The nation of Israel was expressly forbidden to make contact with spirit mediums or attend any form of a séance (Leviticus 19:31). “Why waste your time with them when you can come directly to Me?” God asks in Isaiah 8. NIV Bible scholars have long pondered the weird, tragic story where an apostate King Saul disobeys God and seeks out a witch or medium. During the clandestine meeting, it appears that — despite God’s strict injunction — Samuel has come to commune with Saul. But the interfaith scholars suggest: “[Possibly] the woman had contact with an evil or devilish spirit in the form of Samuel by whom she was deceived and controlled.”
Two Deaths — and Two Resurrections
As He’s about to bring Lazarus back to life, Jesus says to Martha: “I am the resurrection and the life; he who believes in Me will live, even though he dies; and whoever lives and believes in Me will never die” (John 11:25. 26). Yet even the great saints of all ages do pass away — and we attend their funerals! Clearly Jesus considers the temporary sleep at the end of our few fragile years here on earth to be of little consequence — as long as we can reach out and accept His offered gift of immortality!

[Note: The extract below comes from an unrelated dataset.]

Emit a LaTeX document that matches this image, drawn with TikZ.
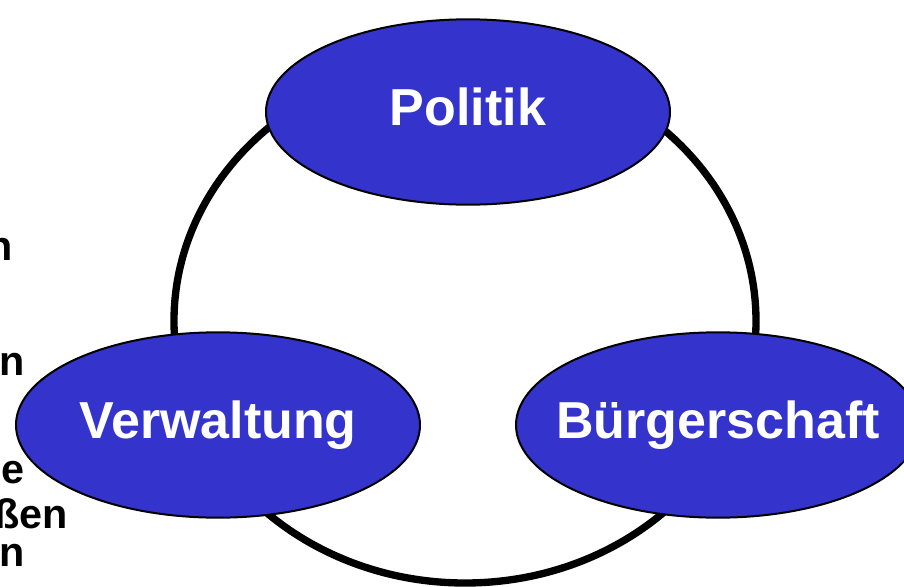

The book of Revelation (21:5) describes a glorious resurrection when Christ returns, and then a second resurrection of rebellion at the end of the “millennium.” Those who die in the following terrible moment of destruction (21:8), tragically beyond the generous outreach of Calvary grace, will experience the terrifying permanence of the “second death.” From that sleep, there is no awakening.
One Vast Communion
The Adventist perspective, then, is that the great sweep of Scriptural assurance on this topic — even with hard texts considered — is of one thrilling, galactic moment when all of God’s saints rise up together. Together they experience the City of God and immortality as one vast communion. Just as Jesus came out of the grave a glorified, physical Man, we can look forward to centuries of tangible and everlasting life — eating, playing, sharing, traveling, learning, worshiping. In His great mercy, [God] has given us new birth into a living hope through the resurrection of Jesus Christ from the dead, and into an inheritance that can never perish, spoil, or face — kept in heaven for you (1 Peter 1:3).